Of course, the politics of the debate are in fact intricate and intriguing; in another context, the issues of economic freedom and commercial colonialism could provide excellent fodder for fiction. Yet Ghosh never seizes the opportunity to explore these topics in depth. His rendering of the dialectic is condescendingly reductive; he twists the main players into good guys and bad guys, martyrs and traitors. The trader Charles King, who refuses to participate in the opium trade, is held up as a paradigm of commercial conscience misunderstood by his contemporaries. The new Commissioner is upstanding, uncorruptible, and magnanimous even to the foreigners that defile his land with their ruinous goods. Those who object to his policies against the opium trade might invoke principles of free trade in their own favor, but their truly mercenary motives are thinly veiled
Ghosh’s ambition to craft a sweeping, detailed portrait of the cosmopolitan Fanqui-town backfires at the expense of his characters. By lavishing attention on many characters at once, he hardly has time—even over an indulgent 500 pages—to develop any of them properly. Each has just a couple of defining traits, and that’s it. Bahram is illicitly successful but mildly conscientious; Neel is a curious polyglot; Paulette is eager and horticulturally gifted; and Robin is talented and of uncertain sexual orientation.

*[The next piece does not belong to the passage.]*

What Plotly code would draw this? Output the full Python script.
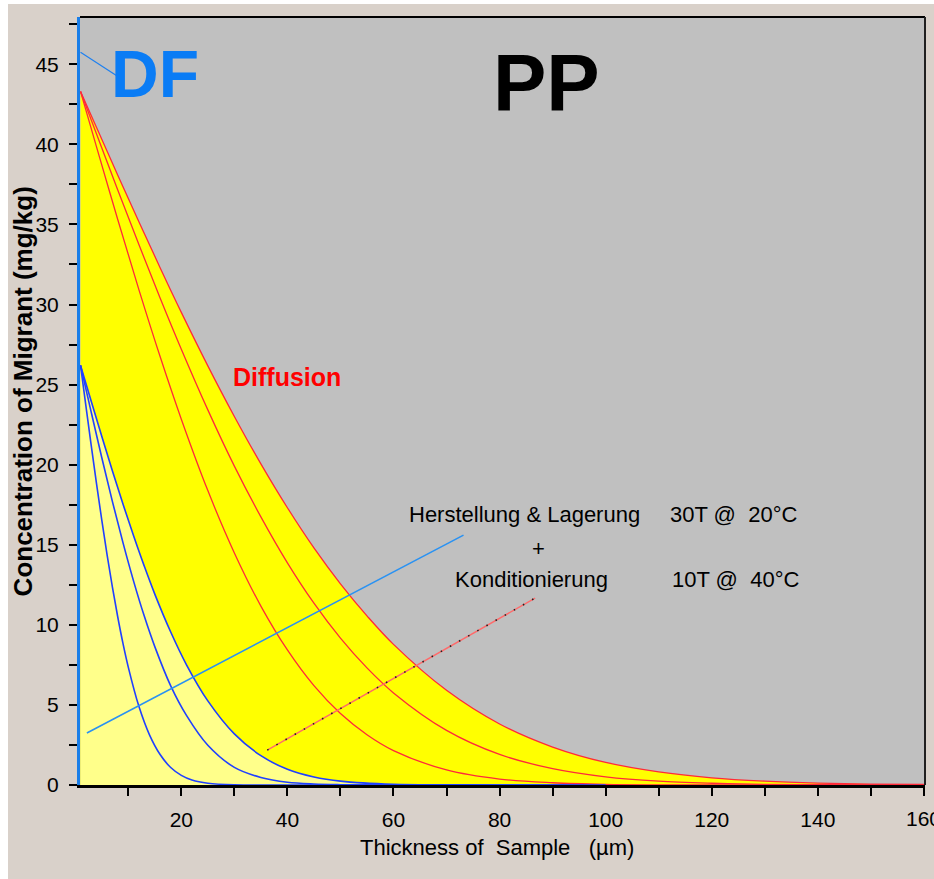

On a few tantalizing occasions, Ghosh offers glimpses of true insight. The novel boasts some genuinely funny moments, as when Ghosh pokes fun at superstition and puns about translation. “I too would be quite astonished if a young lady of tender years were to felicitate me on my dexterity in ‘polishing the ‘foc-stick,’’” Robin writes to Paulette, who is still growing accustomed to speaking in English. Other teases come in the form of melancholy, poignant reflections. Of the garishly decorated flower boats floating on the Pearl River, Ghosh writes, “in the bright light of day they looked … rather tired and melancholy, more tawdry than gaudy, humbled by the sun and ready to accept defeat in their unwinnable war against mundanity.” Such moments are frustratingly rare in a book filled to the brim with sexy yet shallow sketches of 19th-century cosmopolitanism.